Um den Eltern entgegenzukommen, sollen künftig individuelle Termine vereinbart werden können. Pürner kündigt außerdem ein Online-Verfahren an – möglicherweise schon ab nächstem Jahr. Pürner hofft, dass die weiter entfernt wohnenden Eltern Fahrgemeinschaften bilden und bittet nach den Erfahrungen der vergangenen Wochen um „Gelassenheit und Verständnis zum Wohle der Kinder“.
Nicht nur der Ort der Untersuchung ändert sich, sondern mittelfristig auch ihr Ablauf. Ab 2019/2020 soll schrittweise in ganz Bayern die Schuleingangsuntersuchung vom sogenannten Gesundheitsund Entwicklungsscreening im Kindergartenalter (Gesik) abgelöst werden. Das beschloss der Mi- nisterrat im Juli auf Empfehlung des Landesamts für Gesundheit und Lebensmittelsicherheit.

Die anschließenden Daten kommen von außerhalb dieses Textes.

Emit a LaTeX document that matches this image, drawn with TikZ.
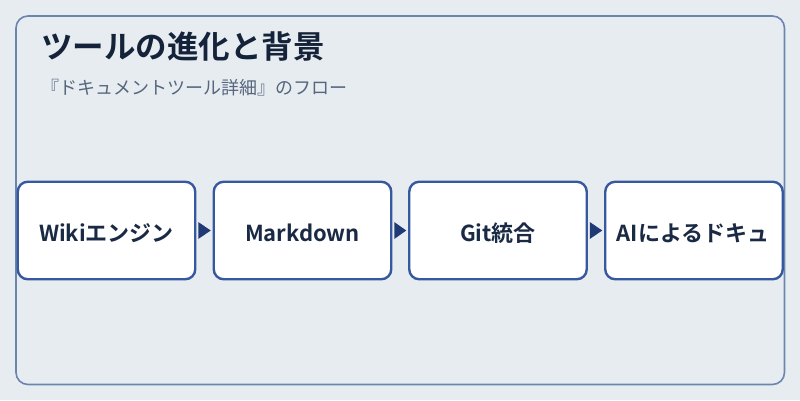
\documentclass[tikz,border=0pt]{standalone}
\usepackage{fontspec}
\setmainfont{Noto Sans CJK JP}
\newfontfamily\jpbold{Noto Sans CJK JP Bold}
\definecolor{bgc}{HTML}{E7ECF1}
\definecolor{framec}{HTML}{6C84B0}
\definecolor{titlec}{HTML}{14233A}
\definecolor{subc}{HTML}{56667D}
\definecolor{boxc}{HTML}{35589E}
\definecolor{arrc}{HTML}{1F3A75}
\definecolor{txtc}{HTML}{1A2A44}
\tikzset{
  stepbox/.style={draw=boxc, line width=2.4pt, fill=white, rounded corners=10pt,
    minimum width=177.5pt, minimum height=97.5pt, inner sep=0pt},
  boxtext/.style={font=\jpbold\fontsize{22}{25}\selectfont, text=txtc},
  flowarrow/.style={fill=arrc, draw=none}
}
\begin{document}
\begin{tikzpicture}[x=1pt,y=-1pt]
\useasboundingbox (0,0) rectangle (800,400);
\fill[bgc] (0,0) rectangle (800,400);
\draw[framec, line width=1.6pt, rounded corners=12pt] (16,16) rectangle (784.5,384.5);
\node[anchor=west, font=\jpbold\fontsize{31.5}{35}\selectfont, text=titlec, inner sep=0pt] (title) at (41,46.5) {ツールの進化と背景};
\node[anchor=west, font=\fontsize{18}{21}\selectfont, text=subc, inner sep=0pt] (sub) at (41,87.5) {『ドキュメントツール詳細』のフロー};
\node[stepbox] (b1) at (106.5,230.5) {};
\node[stepbox] (b2) at (302.5,230.5) {};
\node[stepbox] (b3) at (498,230.5) {};
\node[stepbox] (b4) at (694,230.5) {};
\node[boxtext] (t1) at ([yshift=-2.5pt]b1.center) {Wikiエンジン};
\node[boxtext] (t2) at ([yshift=-2.5pt]b2.center) {Markdown};
\node[boxtext] (t3) at ([yshift=-2.5pt]b3.center) {Git統合};
\node[boxtext, anchor=west, inner sep=0pt] (t4) at ([xshift=12.5pt,yshift=-2.5pt]b4.west) {AIによるドキュ};
\draw[framec, line width=1.6pt] (784.5,200) -- (784.5,260);
\foreach \a/\b in {b1/b2,b2/b3,b3/b4}{
  \path[flowarrow] ([xshift=1.8pt,yshift=-8.5pt]\a.east) -- ([xshift=1.8pt,yshift=8.5pt]\a.east) -- ([xshift=-1.8pt]\b.west) -- cycle;
}
\end{tikzpicture}
\end{document}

Modellversuche dazu gab es vor wenigen Jahren in mehreren bayerischen Regionen, unter anderem in Augsburg.
Wann Gesik im Wittelsbacher Land beginnt, ist Pürner zufolge noch offen. Die Einführung werde sich aber über drei bis vier Jahre hinziehen. Gesik setzt zu einem früheren Alter der Kinder an und soll detailliertere Ergebnisse liefern. Kinder müssen nicht zu beiden Untersuchungen, stellt Pürner klar. Auch in der Übergangsphase gehen sie entweder zur Schuleingangsuntersuchung oder zu Gesik.
Die Kinder sollen die neue Untersuchung bereits mit etwa vier bis viereinhalb Jahren durchlaufen. Wissenschaftlichen Erkenntnissen zufolge sei dieses Alter optimal für die Förderung der kindlichen Entwicklung, so Pürner. Demnach setzt die Schuleingangsuntersuchung zu spät an – auch aus Sicht der Lehrer. Die Kinder stehen im übertragenen Sinne schon fast vor der Schultür, bis klar ist, welche Hilfestellung sie im Einzelfall brauchen. Landrat Klaus Metzger betont: „Die Idee ist, dass wir das weit vor Schulbeginn feststellen und dann das ganze Instrumentarium, über das die Schulen ja verfügen, bereitsteht.“
Während die Schuleingangsuntersuchung eine halbe bis Dreiviertelstunde dauerte, nimmt Gesik die doppelte Zeit in Anspruch. Denn die Kinder sind jünger und die Untersuchung ist detaillierter. Nach den Schuleingangsuntersuchungen musste laut Pürner etwa ein Zehntel der Kinder zum Schularzt, nach den ersten Erfahrungen mit Gesik sind es etwa 40 Prozent. Das Screening erfasst öfter als früher auftretende Auffälligkeiten bei Kindern wie Lese-, Rechtschreibschwäche, sprachliche Defizite, die auch bei deutschen Kindern vermehrt auftreten, Dyskalkulie wie zum Beispiel ein falsches Verständnis von Mengen oder motorische Probleme. Der Schularzt entscheidet dann, ob Förderbedarf für ein Kind besteht.
Das Gesundheitsamt will die neuen Leitlinien mit der bisherigen Personalstärke schultern. Zwei von drei sozialmedizinischen Assistentinnen haben in Aichach im September angefangen.